Will you output the lines between the ones holding "Generate a Python" and "import pandas as pd", inclusive, exactly as they stand, and only those lines, with the pictures left out?
--- START PROVIDED ENTRIES ---
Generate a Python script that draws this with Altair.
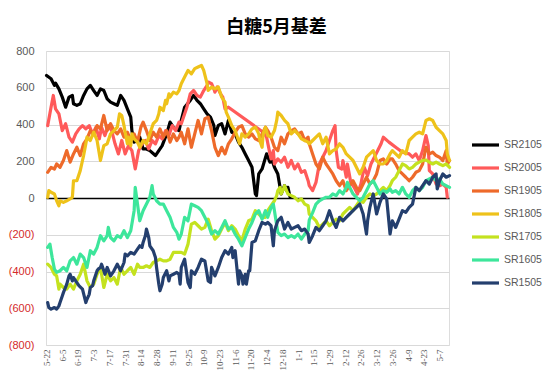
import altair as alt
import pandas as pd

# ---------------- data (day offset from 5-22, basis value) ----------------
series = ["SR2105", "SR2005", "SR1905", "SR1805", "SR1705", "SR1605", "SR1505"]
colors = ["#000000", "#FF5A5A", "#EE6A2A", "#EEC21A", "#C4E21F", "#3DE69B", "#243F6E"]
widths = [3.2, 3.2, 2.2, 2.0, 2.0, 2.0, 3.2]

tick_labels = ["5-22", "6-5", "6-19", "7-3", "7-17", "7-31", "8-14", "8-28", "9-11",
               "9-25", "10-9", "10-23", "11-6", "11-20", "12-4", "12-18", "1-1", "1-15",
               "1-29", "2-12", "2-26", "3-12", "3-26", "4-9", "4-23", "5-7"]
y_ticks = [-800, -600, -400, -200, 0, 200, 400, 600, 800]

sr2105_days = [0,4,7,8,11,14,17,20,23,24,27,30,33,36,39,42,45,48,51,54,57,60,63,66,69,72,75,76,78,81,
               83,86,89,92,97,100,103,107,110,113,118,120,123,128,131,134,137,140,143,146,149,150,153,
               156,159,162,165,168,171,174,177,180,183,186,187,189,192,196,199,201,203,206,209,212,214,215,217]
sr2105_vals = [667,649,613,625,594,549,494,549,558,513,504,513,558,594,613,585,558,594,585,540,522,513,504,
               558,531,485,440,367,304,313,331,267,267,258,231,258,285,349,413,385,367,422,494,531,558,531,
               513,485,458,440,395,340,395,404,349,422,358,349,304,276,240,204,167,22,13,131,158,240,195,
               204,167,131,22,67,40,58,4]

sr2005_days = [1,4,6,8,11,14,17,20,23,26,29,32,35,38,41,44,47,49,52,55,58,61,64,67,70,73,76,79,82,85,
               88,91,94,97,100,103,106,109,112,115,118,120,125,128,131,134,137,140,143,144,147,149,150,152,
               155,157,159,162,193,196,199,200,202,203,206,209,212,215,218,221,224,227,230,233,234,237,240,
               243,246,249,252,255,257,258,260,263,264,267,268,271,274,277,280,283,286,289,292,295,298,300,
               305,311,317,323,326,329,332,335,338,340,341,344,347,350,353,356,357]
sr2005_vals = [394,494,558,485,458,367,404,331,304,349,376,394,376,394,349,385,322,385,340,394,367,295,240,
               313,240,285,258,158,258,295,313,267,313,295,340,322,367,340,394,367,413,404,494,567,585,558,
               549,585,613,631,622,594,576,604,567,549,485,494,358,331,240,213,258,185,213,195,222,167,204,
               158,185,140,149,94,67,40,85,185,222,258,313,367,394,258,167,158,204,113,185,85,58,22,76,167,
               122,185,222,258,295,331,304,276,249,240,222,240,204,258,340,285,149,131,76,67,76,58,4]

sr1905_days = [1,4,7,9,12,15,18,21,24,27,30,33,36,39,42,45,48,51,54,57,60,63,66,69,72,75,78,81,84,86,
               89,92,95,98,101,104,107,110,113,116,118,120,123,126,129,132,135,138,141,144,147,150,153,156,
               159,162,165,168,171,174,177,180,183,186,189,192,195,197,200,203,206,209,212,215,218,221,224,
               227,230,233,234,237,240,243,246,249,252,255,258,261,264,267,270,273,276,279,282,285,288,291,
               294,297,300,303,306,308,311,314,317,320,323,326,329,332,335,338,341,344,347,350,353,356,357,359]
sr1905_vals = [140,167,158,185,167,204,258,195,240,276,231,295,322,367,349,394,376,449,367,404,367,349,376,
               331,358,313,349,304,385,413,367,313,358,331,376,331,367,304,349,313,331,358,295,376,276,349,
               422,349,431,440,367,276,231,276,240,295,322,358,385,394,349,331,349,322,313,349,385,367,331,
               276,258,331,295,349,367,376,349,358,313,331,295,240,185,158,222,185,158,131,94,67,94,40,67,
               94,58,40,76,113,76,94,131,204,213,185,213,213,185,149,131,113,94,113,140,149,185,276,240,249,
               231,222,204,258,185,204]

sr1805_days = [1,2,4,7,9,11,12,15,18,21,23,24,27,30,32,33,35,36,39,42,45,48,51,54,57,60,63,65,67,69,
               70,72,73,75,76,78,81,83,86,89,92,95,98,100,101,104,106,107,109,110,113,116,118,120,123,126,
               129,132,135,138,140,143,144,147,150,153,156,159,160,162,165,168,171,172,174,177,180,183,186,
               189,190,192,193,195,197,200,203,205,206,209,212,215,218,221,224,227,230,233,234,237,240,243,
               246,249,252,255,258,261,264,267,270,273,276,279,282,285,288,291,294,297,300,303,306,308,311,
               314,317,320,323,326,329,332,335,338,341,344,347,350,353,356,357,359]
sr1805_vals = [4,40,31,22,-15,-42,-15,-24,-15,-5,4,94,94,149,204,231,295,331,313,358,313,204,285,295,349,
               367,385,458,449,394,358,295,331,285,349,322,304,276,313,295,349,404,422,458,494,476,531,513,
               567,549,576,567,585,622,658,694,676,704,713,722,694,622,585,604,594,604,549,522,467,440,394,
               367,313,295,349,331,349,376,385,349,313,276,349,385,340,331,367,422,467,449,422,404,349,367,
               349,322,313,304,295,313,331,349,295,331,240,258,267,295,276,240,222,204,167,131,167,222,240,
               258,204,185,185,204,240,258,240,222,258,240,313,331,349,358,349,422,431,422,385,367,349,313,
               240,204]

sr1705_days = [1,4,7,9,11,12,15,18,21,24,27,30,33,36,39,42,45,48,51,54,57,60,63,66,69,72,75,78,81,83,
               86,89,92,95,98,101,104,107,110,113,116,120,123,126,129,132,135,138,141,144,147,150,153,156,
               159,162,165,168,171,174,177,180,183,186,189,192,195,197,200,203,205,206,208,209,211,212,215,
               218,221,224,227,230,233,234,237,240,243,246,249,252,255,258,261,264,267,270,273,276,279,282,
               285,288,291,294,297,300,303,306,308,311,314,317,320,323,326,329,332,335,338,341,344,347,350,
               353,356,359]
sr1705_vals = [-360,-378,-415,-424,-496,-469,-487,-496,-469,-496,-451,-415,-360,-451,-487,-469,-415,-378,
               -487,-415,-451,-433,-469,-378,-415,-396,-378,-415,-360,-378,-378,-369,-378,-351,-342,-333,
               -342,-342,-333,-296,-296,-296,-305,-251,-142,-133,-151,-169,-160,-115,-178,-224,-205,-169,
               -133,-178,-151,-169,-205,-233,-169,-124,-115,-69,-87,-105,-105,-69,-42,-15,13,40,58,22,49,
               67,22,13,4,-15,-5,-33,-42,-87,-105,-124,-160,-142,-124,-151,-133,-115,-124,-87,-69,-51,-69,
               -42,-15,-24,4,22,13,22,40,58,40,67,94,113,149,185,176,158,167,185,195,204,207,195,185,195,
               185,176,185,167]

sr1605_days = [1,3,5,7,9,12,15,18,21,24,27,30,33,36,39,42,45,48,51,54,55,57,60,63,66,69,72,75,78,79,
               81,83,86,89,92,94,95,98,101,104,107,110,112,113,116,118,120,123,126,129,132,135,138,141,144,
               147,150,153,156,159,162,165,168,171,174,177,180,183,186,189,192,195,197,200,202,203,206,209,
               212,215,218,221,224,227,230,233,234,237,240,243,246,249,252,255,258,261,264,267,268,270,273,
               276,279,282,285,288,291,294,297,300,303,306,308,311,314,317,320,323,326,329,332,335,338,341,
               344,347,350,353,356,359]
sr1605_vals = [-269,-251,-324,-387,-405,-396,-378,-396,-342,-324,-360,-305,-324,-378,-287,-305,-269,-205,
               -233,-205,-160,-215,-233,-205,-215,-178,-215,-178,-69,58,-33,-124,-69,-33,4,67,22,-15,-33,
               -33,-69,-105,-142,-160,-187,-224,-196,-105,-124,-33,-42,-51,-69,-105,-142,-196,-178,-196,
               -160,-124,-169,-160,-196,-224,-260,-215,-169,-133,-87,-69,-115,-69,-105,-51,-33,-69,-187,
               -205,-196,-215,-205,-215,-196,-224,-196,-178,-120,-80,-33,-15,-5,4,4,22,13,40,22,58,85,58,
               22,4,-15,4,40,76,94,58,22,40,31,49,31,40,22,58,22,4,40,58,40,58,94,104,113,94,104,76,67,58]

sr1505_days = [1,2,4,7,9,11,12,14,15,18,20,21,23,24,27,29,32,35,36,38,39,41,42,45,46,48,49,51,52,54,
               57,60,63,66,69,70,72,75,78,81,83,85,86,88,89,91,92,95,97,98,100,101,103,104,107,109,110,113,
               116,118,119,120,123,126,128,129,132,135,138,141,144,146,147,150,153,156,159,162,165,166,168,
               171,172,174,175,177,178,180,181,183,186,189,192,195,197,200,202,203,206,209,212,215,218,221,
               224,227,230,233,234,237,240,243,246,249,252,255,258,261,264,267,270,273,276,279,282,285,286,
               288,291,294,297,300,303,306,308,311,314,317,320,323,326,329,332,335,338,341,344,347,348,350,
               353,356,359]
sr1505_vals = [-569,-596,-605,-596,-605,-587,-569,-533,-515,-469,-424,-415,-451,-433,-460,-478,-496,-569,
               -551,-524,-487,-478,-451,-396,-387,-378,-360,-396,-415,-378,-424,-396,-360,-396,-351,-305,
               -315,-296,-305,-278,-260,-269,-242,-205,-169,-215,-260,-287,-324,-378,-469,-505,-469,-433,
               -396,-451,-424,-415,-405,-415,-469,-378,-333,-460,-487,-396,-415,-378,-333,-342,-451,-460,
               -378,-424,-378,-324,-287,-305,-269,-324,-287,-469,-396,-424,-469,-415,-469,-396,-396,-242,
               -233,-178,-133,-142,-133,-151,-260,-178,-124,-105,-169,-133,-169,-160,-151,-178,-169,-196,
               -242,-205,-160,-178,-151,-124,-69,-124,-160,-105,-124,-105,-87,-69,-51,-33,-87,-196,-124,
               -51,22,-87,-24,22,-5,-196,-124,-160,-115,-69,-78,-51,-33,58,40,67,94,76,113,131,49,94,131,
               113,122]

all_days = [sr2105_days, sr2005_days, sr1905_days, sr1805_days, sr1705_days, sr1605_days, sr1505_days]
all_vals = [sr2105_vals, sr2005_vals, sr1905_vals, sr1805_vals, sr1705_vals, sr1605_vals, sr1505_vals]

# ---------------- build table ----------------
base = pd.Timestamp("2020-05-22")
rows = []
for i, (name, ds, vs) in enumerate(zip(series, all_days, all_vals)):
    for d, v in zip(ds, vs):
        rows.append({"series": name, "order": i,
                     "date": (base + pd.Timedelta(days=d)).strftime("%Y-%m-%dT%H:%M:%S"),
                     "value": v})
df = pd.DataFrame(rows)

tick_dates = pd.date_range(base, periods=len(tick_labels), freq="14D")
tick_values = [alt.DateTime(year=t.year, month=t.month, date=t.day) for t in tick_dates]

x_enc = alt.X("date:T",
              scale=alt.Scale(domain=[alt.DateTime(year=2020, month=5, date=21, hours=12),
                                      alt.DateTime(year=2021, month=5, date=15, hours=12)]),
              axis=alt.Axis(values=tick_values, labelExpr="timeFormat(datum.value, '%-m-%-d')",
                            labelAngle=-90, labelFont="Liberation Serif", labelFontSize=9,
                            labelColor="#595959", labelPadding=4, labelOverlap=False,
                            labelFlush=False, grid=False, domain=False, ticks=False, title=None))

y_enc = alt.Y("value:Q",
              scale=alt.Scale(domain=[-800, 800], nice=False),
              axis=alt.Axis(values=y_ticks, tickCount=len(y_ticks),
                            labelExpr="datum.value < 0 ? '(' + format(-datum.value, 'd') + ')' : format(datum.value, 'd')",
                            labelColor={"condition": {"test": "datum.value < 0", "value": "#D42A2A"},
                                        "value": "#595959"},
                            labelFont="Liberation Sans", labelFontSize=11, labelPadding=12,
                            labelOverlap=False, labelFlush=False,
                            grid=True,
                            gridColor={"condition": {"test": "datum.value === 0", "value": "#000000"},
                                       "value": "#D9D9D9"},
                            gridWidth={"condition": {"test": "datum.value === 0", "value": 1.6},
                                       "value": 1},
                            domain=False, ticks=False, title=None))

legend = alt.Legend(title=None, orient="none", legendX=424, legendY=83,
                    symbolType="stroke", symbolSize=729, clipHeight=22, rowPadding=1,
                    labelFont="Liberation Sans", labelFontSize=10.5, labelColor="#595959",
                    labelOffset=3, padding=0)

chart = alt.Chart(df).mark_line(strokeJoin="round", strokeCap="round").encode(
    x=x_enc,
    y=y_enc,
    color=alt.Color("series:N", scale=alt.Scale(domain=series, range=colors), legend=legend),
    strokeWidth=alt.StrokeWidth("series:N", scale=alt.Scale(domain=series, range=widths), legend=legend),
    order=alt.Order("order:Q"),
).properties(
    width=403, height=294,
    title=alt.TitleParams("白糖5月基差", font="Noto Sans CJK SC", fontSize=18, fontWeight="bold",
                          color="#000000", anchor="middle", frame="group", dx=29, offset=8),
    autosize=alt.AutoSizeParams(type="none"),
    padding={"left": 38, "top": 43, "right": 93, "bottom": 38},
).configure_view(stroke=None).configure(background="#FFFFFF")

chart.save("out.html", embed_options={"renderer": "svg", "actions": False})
--- END PROVIDED ENTRIES ---
--- START PROVIDED ENTRIES ---
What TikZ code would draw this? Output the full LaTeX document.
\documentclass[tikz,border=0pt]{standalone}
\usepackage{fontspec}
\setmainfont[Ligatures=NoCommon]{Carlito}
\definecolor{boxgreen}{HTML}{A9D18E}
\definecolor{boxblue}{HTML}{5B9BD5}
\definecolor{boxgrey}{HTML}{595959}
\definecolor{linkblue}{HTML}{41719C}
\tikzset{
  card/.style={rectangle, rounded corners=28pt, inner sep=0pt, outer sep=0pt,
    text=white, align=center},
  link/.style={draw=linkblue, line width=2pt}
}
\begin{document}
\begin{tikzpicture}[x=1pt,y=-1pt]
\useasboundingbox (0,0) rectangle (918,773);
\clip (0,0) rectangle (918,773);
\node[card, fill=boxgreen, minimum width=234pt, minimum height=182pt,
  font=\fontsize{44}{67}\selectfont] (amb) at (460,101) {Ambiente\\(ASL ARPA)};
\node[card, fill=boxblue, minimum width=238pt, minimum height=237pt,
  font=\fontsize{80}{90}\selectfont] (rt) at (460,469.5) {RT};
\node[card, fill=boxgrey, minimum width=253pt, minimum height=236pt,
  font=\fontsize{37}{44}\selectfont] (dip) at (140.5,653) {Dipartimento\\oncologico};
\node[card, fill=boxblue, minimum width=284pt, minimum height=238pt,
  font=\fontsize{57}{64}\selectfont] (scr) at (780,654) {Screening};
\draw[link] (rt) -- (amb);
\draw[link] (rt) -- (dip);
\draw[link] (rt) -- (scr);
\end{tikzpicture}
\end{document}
--- END PROVIDED ENTRIES ---
■ RESULT:
Generate a Python script that draws this with Altair.
import altair as alt
import pandas as pd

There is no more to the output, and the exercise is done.